The Rakuyo—the mighty freighter ship on which Ryuji worked and sailed the world for more than a decade—represents the connections among power, masculinity, and Japanese identity. The novel’s descriptions emphasize the ship’s unimaginable size and power. When Noboru and Fusako first see it, Noboru feels a sense of awe and reverence for it, while Fusako feels arousal and surprise. Tellingly, they also meet Ryuji on the ship and feel precisely the same emotions toward him. In this sense, the Rakuyo represents the very masculinity that first draws Noboru and Fusako to Ryuji.
The Rakuyo features most prominently in the last chapter of the first part of the novel. In this scene, the ship sails out to sea with Ryuji onboard. Before its departure, the novel compares it to “the blade of a colossal ax fallen out of the heavens to cleave the shore asunder.” This description emphasizes the ship’s power, connects it to the principle of divine destiny, and—most importantly—suggests that the ship’s purpose is to divide the land, which represents its connection to Japan’s imperial legacy.
After the ship sails off, Fusako and Noboru see Ryuji in the distance, standing beside the Japanese flag in “the splendor of the setting sun.” The ship, the flag, the sea, and the sun are all key symbols of Japanese identity (and particularly the Japanese Empire). Thus, this scene represents Japan’s national glory—which, depending on the reader’s perspective, may have perished with the war, or may simply be awaiting revival.
The Rakuyo Quotes in The Sailor Who Fell from Grace with the Sea
The cloud-dappled sky was partitioned by an intricate crisscross of hawsers; and lifting up at it in reverence like a slender chin was the Rakuyo’s prow, limitlessly high, the green banner of the fleet fluttering at its crest. The anchor clung to the hawsehole like a large metal-black crab.

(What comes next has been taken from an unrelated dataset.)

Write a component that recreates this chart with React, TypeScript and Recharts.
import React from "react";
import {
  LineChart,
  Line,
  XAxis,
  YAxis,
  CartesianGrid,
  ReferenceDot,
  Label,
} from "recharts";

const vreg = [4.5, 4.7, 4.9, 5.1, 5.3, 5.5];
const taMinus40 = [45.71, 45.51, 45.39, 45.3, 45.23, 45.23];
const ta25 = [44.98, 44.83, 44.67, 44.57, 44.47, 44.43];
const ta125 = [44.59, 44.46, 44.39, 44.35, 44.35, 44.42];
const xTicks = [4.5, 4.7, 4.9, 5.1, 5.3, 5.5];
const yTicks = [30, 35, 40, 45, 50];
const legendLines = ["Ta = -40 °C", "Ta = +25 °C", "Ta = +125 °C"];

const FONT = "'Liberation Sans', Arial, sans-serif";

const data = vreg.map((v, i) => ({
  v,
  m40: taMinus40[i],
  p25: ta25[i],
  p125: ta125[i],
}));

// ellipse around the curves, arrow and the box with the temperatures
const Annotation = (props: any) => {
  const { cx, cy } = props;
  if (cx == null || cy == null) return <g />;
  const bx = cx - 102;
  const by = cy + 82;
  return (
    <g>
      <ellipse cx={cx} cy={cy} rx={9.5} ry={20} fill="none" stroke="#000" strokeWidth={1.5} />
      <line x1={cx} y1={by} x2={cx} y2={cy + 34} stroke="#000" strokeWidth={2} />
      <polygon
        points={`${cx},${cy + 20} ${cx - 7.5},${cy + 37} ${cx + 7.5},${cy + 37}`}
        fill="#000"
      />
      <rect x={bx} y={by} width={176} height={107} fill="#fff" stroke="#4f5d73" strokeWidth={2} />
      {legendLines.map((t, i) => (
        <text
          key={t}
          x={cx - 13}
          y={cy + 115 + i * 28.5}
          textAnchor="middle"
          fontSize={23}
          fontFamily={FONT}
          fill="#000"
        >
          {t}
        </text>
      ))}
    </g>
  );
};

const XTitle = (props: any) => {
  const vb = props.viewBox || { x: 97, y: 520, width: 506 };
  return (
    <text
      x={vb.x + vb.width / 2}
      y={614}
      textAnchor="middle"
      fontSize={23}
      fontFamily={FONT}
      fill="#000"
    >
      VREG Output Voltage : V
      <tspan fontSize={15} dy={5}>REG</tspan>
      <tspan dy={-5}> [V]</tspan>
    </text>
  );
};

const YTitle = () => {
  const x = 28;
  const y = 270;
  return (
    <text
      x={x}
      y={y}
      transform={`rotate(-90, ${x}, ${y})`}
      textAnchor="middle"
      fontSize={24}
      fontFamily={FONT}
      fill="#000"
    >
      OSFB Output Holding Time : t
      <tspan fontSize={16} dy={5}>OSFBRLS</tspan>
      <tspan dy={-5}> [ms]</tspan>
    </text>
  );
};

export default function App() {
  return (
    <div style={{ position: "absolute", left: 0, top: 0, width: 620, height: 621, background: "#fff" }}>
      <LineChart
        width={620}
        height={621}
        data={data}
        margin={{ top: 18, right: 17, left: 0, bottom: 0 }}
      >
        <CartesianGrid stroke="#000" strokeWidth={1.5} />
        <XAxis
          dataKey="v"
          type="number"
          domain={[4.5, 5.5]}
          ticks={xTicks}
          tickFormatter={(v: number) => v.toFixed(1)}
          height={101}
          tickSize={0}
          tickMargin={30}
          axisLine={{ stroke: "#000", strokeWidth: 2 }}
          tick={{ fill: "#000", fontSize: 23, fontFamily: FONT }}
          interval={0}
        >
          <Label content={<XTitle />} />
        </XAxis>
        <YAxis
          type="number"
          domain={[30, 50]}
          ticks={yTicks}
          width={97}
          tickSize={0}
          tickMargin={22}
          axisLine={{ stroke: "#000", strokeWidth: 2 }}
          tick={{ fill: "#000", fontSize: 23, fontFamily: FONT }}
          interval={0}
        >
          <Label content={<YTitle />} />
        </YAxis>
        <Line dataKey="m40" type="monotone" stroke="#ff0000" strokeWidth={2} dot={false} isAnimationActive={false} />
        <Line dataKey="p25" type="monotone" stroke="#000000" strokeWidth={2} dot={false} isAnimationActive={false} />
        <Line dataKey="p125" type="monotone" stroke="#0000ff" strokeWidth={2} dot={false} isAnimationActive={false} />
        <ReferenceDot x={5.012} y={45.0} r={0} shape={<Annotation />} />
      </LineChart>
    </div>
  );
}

“This is going to be great,” Noboru said, brimming over with boyish excitement.
That was their first encounter. She would never forget his eyes as he confronted her in the corridor. Deep-set in the disgruntled, swarthy face, they sought her out as though she were a tiny spot on the horizon, the first sign of a distant ship. That, at least, was the feeling she had. Eyes viewing an object so near had no business piercing that way, focusing so sharply—without leagues of sea between them, it was unnatural. She wondered if all eyes that endlessly scanned the horizon were that way. Unlooked-for signs of a ship descried—misgivings and delight, wariness and expectation…the sighted vessel just barely able to forgive the affront because of the vast reach of sea between them: a ravaging gaze. The sailor’s eyes made her shudder.
The terrifyingly deliberate prelude and the sudden, reckless flight; the dangerous glitter of silver in a twist of fraying cable—standing under her open parasol, Fusako watched it all. She felt load after heavy load of freight being lifted from her and whisked away on the powerful arm of a crane—suddenly, but after long and careful preparation. She thrilled to the sight of cargo no man could move winging lightly into the sky, and she could have watched forever. This may have been a fitting destiny for cargo but the marvel was also an indignity. “It keeps getting emptier and emptier,” she thought. The advance was relentless, yet there was time for hesitation and languor, time so hot and long it made you faint, sluggish, congested time.
“Mr. Tsukazaki, when will you be sailing again?” Noboru asked abruptly.
His mother turned to him with a shocked face and he could see that she had paled. It was the question she most wanted to ask, and most dreaded. Ryuji was posing near the window with his back to them. He half closed his eyes, and then, very slowly, said: “I’m not sure yet.”
The moment he huddled inside the chest he was calm again. The trembling and the trepidation seemed almost funny now; he even had a feeling he would be able to study well. Not that it really mattered: this was the world’s outer edge. So long as he was here, Noboru was in contact with the naked universe. No matter how far you ran, escape beyond this point was impossible.
Bending his arms in the cramped space, he began to read the cards in the light of the flashlight.
abandon
By now this word was an old acquaintance: he knew it well.
ability
Was that any different from genius?
aboard
A ship again; he recalled the loudspeaker ringing across the deck that day when Ryuji sailed. And then the colossal, golden horn, like a proclamation of despair.
absence
absolute
Gradually, as he talked to the boys, Ryuji had come to understand himself as Noboru imagined him.
I could have been a man sailing away forever. He had been fed up with all of it, glutted, and yet now, slowly, he was awakening again to the immensity of what he had abandoned.
The dark passions of the tides, the shriek of a tidal wave, the avalanching break of surf upon a shoal…an unknown glory calling for him endlessly from the dark offing, glory merged in death and in a woman, glory to fashion of his destiny something special, something rare. At twenty he had been passionately certain: in the depths of the world’s darkness was a point of light which had been provided for him alone and would draw near someday to irradiate him and no other.